▶ TASK PROMPT
Starting at the line that contains "Generate a Python" and stopping at the line that contains "W, H = 1013, 647", return those lines exactly and nothing else. Both end lines count; pictures do not.

——————

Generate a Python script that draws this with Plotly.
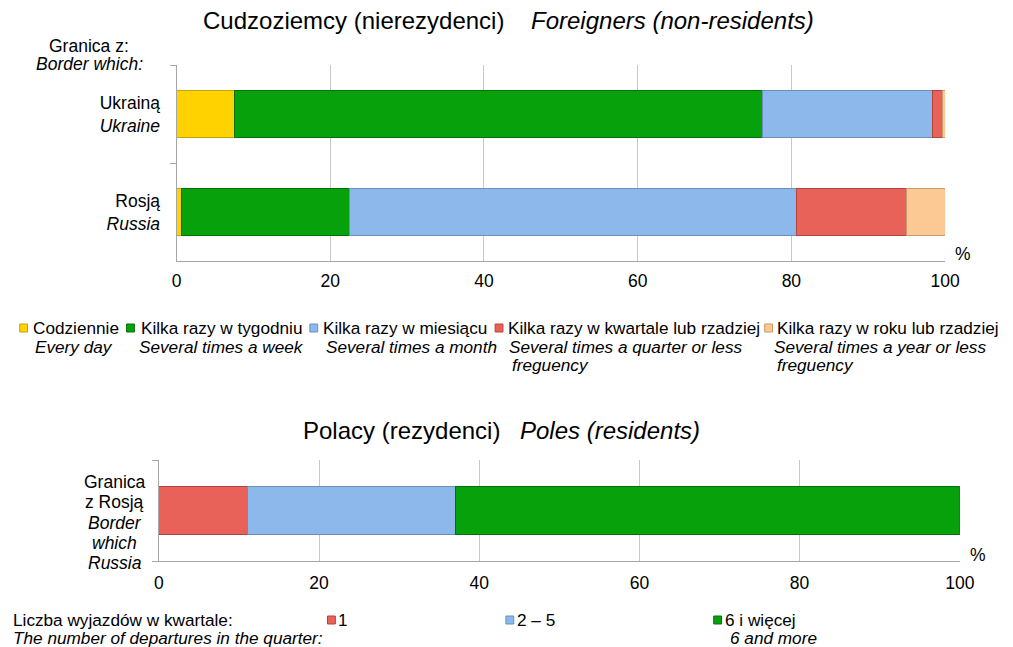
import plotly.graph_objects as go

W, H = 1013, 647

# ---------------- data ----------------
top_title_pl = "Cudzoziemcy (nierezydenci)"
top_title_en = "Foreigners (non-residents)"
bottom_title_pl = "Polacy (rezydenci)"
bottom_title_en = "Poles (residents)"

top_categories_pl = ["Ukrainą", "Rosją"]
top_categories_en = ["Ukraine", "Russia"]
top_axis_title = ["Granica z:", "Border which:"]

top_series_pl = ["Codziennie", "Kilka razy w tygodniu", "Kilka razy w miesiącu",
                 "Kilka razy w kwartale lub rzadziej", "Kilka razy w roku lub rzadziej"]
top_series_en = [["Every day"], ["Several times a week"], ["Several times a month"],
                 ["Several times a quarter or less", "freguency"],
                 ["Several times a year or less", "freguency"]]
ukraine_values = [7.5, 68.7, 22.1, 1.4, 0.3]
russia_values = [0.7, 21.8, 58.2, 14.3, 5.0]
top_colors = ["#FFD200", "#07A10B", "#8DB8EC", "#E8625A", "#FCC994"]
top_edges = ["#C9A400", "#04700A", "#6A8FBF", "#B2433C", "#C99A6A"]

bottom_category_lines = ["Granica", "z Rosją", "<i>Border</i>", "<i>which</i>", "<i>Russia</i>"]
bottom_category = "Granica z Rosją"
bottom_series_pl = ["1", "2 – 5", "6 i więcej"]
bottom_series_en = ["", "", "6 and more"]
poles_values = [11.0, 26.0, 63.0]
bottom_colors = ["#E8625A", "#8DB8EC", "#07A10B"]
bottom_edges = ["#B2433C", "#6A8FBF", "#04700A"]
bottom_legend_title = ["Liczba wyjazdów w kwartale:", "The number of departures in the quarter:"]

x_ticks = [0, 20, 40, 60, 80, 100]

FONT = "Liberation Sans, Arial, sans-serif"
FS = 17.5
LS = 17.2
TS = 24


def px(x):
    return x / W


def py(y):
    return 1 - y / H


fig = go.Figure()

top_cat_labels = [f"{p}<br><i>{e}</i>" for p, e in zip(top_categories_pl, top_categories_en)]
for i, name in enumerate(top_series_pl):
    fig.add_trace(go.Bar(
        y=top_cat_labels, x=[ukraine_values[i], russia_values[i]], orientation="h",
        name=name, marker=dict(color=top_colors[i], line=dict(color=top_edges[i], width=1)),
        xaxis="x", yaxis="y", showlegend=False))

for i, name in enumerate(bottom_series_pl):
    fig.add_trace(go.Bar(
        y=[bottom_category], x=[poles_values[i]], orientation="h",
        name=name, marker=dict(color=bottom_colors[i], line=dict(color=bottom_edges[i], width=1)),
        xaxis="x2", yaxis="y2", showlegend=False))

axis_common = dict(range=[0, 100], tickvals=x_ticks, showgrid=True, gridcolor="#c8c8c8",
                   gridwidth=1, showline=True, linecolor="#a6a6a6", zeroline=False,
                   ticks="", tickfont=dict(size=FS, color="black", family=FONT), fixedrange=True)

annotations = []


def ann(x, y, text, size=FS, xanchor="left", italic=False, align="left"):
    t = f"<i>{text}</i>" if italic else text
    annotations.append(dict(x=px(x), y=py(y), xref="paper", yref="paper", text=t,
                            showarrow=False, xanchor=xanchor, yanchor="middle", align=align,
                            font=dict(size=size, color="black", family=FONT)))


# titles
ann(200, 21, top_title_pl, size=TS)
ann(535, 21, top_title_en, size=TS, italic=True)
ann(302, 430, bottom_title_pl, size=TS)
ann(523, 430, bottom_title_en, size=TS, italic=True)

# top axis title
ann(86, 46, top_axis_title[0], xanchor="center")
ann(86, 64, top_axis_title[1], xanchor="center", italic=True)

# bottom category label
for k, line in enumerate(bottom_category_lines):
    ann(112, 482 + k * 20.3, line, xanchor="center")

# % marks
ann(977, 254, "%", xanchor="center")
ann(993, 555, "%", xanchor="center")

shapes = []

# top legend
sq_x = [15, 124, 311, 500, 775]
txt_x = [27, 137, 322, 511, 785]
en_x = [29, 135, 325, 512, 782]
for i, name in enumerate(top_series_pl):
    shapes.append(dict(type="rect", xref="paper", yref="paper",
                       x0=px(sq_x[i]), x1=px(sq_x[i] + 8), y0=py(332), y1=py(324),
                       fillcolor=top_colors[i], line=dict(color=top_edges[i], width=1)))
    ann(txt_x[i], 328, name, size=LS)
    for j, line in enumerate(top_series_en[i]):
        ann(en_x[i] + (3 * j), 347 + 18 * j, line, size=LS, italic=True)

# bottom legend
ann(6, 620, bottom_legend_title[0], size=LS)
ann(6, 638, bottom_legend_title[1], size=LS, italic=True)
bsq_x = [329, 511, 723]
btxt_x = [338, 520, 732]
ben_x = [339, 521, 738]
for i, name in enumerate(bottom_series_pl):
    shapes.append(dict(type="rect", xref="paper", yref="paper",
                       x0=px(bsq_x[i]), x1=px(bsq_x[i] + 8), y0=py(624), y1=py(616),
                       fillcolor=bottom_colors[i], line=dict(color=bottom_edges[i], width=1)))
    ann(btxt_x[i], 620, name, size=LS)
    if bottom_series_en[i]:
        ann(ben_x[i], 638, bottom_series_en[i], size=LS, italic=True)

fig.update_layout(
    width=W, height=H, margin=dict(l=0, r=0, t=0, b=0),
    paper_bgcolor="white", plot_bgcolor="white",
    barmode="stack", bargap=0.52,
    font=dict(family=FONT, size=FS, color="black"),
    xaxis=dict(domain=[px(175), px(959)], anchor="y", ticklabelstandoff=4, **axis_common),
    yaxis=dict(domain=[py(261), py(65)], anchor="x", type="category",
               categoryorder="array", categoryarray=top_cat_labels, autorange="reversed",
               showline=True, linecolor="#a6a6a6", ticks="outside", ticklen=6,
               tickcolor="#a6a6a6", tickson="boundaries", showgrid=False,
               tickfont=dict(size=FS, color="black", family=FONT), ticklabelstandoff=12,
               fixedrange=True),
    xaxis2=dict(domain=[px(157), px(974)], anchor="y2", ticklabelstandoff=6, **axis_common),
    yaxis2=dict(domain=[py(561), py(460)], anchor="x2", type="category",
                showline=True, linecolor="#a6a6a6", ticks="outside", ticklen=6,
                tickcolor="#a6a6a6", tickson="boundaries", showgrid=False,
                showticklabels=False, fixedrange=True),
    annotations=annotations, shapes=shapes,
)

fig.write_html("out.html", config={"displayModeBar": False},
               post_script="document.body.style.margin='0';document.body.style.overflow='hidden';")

——————

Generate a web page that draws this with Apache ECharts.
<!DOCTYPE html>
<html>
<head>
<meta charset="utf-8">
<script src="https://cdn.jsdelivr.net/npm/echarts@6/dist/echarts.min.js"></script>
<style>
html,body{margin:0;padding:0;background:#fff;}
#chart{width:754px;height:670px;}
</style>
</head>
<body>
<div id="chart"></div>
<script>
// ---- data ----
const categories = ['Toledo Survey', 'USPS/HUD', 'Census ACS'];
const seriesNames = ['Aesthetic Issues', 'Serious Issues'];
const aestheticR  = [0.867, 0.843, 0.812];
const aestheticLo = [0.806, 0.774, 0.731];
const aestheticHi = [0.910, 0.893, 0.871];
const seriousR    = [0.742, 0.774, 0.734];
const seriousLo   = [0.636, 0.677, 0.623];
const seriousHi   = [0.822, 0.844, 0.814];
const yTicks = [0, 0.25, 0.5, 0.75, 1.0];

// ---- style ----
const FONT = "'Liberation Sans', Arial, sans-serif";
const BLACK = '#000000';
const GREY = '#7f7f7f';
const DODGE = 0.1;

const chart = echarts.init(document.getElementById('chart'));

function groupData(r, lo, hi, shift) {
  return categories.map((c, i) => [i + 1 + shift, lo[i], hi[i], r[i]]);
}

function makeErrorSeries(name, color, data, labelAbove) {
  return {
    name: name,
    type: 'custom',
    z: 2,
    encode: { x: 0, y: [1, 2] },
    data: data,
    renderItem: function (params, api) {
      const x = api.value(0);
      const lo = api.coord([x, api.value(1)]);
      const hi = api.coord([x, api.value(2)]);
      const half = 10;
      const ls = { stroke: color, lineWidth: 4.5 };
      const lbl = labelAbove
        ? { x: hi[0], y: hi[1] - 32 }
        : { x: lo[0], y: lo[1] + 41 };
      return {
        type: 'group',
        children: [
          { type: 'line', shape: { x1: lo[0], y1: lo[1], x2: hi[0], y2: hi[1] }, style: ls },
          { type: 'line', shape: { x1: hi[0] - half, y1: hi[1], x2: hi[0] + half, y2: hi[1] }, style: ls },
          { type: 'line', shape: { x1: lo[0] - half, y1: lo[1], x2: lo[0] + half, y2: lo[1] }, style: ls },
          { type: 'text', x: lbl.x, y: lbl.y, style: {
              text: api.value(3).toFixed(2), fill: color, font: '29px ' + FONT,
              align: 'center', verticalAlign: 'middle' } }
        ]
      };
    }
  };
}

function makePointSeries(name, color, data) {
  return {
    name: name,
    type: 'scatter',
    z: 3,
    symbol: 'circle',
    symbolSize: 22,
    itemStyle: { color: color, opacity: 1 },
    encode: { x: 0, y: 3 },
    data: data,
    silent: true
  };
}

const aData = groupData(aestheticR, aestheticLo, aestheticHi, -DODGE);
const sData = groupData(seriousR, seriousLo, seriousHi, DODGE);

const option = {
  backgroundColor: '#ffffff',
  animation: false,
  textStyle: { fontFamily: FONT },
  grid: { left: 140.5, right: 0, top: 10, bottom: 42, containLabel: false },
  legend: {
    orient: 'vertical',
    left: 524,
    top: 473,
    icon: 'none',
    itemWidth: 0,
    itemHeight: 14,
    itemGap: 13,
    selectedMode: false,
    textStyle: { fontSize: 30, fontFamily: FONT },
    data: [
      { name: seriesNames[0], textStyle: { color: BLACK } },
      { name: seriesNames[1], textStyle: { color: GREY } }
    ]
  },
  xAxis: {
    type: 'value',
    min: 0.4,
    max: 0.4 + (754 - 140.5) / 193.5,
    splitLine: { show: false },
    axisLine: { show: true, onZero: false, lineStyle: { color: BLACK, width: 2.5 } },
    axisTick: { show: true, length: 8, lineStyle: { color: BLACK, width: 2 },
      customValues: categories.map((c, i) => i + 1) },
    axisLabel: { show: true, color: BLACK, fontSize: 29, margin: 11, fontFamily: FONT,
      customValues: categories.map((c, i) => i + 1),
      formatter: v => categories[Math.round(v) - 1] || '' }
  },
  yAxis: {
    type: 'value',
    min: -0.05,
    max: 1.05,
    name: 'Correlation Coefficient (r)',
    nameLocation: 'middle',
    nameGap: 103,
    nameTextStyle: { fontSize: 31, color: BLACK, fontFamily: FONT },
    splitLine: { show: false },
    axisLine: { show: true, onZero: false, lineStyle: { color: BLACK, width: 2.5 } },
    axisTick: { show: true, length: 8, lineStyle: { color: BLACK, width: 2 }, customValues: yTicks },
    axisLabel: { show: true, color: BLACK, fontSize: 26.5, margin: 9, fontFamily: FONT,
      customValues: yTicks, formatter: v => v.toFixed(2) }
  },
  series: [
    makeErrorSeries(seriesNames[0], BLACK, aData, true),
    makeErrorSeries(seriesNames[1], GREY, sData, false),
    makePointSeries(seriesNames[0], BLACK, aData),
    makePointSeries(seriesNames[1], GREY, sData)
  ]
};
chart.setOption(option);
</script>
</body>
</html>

——————

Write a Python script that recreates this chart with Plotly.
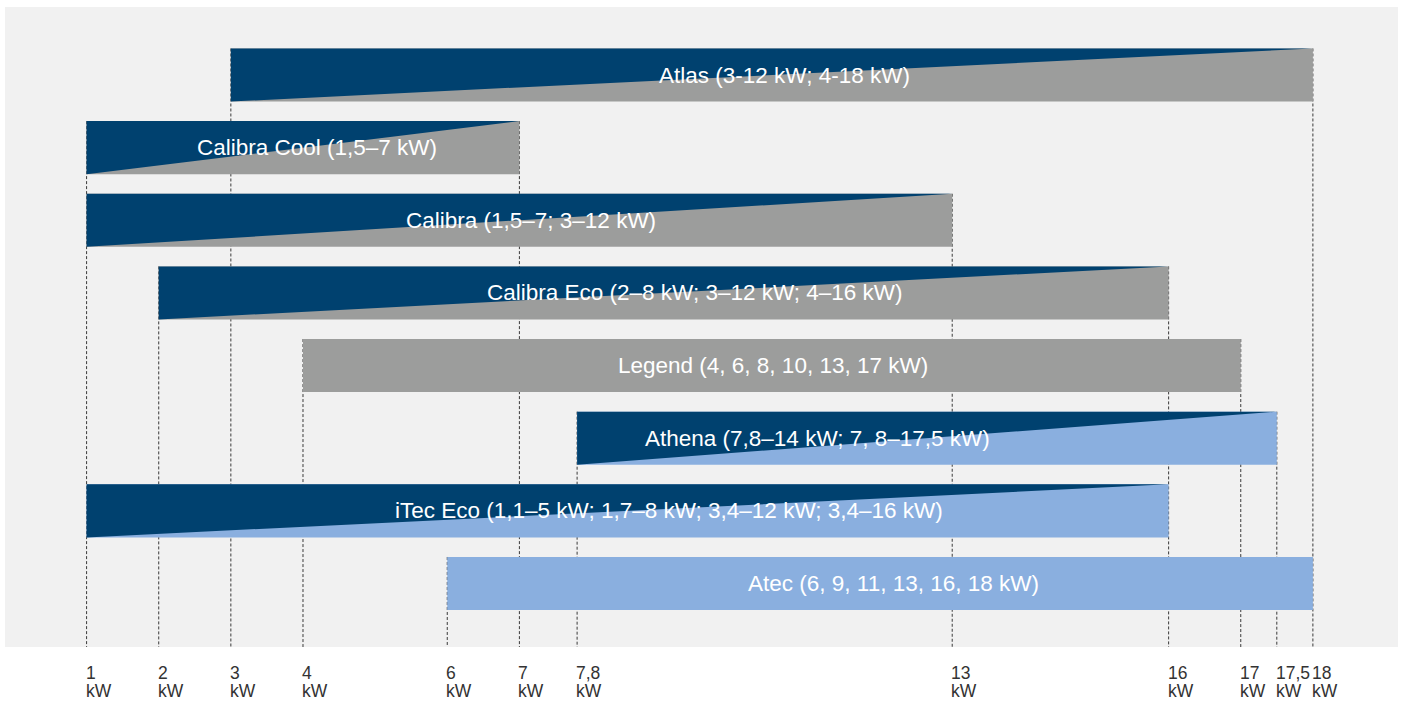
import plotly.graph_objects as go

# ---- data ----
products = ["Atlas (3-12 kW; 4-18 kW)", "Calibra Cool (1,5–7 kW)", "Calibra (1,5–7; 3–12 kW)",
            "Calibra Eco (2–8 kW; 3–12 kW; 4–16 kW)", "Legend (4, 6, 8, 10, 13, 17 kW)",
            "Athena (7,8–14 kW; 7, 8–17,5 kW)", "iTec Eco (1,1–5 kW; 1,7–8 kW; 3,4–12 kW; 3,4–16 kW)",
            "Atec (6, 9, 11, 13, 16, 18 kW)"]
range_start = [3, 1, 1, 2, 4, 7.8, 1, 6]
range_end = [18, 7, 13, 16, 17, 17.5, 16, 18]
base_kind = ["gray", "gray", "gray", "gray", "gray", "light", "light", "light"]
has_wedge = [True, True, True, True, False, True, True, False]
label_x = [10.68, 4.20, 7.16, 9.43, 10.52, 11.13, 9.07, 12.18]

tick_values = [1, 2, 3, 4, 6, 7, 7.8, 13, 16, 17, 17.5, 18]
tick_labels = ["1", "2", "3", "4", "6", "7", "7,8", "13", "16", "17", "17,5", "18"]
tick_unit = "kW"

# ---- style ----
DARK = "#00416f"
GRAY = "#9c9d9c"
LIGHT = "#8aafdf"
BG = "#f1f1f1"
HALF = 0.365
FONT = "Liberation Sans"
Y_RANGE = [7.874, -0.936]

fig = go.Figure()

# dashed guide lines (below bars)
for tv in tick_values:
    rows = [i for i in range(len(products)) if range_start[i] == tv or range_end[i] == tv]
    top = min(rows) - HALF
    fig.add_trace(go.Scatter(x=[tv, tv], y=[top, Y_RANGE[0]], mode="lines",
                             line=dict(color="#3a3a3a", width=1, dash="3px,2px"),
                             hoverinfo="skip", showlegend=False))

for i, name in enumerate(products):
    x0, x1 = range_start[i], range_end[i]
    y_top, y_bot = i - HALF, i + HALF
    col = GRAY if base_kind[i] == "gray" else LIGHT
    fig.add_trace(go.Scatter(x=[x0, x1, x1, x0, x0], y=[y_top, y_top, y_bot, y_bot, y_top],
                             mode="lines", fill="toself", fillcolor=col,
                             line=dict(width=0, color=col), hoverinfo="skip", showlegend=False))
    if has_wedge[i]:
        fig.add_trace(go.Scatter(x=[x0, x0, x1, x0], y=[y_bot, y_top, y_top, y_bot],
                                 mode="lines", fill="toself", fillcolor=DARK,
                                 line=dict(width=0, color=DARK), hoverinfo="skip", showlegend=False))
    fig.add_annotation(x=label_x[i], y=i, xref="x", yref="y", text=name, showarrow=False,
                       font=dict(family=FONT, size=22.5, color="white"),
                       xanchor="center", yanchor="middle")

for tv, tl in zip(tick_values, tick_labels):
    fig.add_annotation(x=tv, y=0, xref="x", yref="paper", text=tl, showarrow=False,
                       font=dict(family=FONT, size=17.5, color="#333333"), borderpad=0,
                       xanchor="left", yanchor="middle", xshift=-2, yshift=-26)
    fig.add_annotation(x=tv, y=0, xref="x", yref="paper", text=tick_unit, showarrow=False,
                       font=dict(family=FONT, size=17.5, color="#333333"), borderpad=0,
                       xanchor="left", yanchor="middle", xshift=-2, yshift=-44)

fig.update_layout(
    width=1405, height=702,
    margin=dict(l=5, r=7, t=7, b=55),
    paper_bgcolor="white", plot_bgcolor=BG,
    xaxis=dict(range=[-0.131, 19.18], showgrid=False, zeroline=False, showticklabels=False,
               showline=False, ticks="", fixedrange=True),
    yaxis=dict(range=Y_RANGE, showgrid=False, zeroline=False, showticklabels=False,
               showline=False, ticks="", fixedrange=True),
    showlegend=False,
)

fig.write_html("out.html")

——————

▶ RESPONSE
Generate a Python script that draws this with Plotly.
import plotly.graph_objects as go

W, H = 1013, 647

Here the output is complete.